>> begin Source material
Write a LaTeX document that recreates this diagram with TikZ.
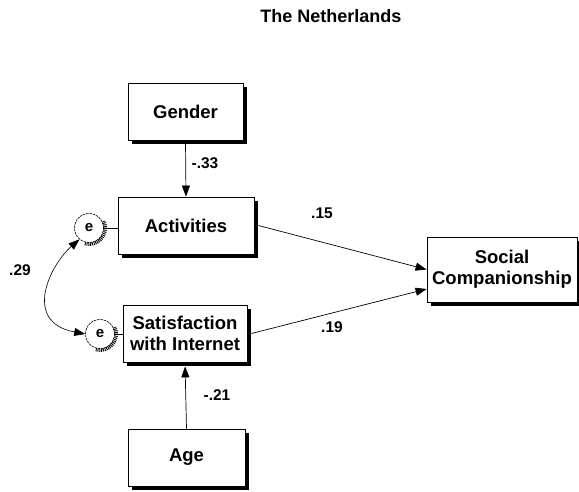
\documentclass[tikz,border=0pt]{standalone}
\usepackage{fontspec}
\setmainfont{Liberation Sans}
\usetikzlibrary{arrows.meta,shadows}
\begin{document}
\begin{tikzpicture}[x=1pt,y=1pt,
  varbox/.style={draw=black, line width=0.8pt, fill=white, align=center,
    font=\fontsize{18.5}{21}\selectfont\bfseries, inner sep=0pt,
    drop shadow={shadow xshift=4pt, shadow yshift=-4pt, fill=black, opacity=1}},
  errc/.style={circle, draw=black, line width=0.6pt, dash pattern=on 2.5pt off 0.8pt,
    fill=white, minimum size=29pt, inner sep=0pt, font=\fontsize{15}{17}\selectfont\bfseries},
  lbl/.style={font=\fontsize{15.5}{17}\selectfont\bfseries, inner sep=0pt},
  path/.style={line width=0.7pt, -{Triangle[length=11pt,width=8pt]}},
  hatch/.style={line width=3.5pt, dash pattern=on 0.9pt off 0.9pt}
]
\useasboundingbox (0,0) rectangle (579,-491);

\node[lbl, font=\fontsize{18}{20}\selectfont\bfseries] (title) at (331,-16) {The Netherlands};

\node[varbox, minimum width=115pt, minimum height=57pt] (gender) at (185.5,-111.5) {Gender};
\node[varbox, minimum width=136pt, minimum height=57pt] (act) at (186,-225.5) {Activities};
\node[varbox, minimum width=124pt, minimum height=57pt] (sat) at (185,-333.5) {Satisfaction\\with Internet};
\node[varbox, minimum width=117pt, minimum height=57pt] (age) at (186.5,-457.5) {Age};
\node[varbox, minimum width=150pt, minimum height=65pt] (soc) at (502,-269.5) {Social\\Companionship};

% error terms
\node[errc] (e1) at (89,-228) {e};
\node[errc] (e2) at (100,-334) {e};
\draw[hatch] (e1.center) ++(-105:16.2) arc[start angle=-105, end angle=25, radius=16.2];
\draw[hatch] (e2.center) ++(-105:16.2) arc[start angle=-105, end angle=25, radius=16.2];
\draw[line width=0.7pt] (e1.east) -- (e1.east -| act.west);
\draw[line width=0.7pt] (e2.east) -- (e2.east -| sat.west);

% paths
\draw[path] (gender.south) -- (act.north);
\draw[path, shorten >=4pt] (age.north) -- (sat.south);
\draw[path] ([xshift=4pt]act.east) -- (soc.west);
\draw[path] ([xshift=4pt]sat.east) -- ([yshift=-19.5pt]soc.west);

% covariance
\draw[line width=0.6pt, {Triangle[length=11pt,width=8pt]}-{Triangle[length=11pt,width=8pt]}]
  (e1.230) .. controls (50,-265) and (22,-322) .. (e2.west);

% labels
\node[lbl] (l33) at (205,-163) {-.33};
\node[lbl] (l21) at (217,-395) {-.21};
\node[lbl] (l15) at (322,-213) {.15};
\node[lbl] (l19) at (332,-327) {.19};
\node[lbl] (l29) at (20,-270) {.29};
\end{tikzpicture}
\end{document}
>> end Source material
● **Task requirements**
Give back exactly the lines from the first line of the data through the line with "(title) at (331,-16)", pictures excluded.

● **Correct result**
Write a LaTeX document that recreates this diagram with TikZ.
\documentclass[tikz,border=0pt]{standalone}
\usepackage{fontspec}
\setmainfont{Liberation Sans}
\usetikzlibrary{arrows.meta,shadows}
\begin{document}
\begin{tikzpicture}[x=1pt,y=1pt,
  varbox/.style={draw=black, line width=0.8pt, fill=white, align=center,
    font=\fontsize{18.5}{21}\selectfont\bfseries, inner sep=0pt,
    drop shadow={shadow xshift=4pt, shadow yshift=-4pt, fill=black, opacity=1}},
  errc/.style={circle, draw=black, line width=0.6pt, dash pattern=on 2.5pt off 0.8pt,
    fill=white, minimum size=29pt, inner sep=0pt, font=\fontsize{15}{17}\selectfont\bfseries},
  lbl/.style={font=\fontsize{15.5}{17}\selectfont\bfseries, inner sep=0pt},
  path/.style={line width=0.7pt, -{Triangle[length=11pt,width=8pt]}},
  hatch/.style={line width=3.5pt, dash pattern=on 0.9pt off 0.9pt}
]
\useasboundingbox (0,0) rectangle (579,-491);

\node[lbl, font=\fontsize{18}{20}\selectfont\bfseries] (title) at (331,-16) {The Netherlands};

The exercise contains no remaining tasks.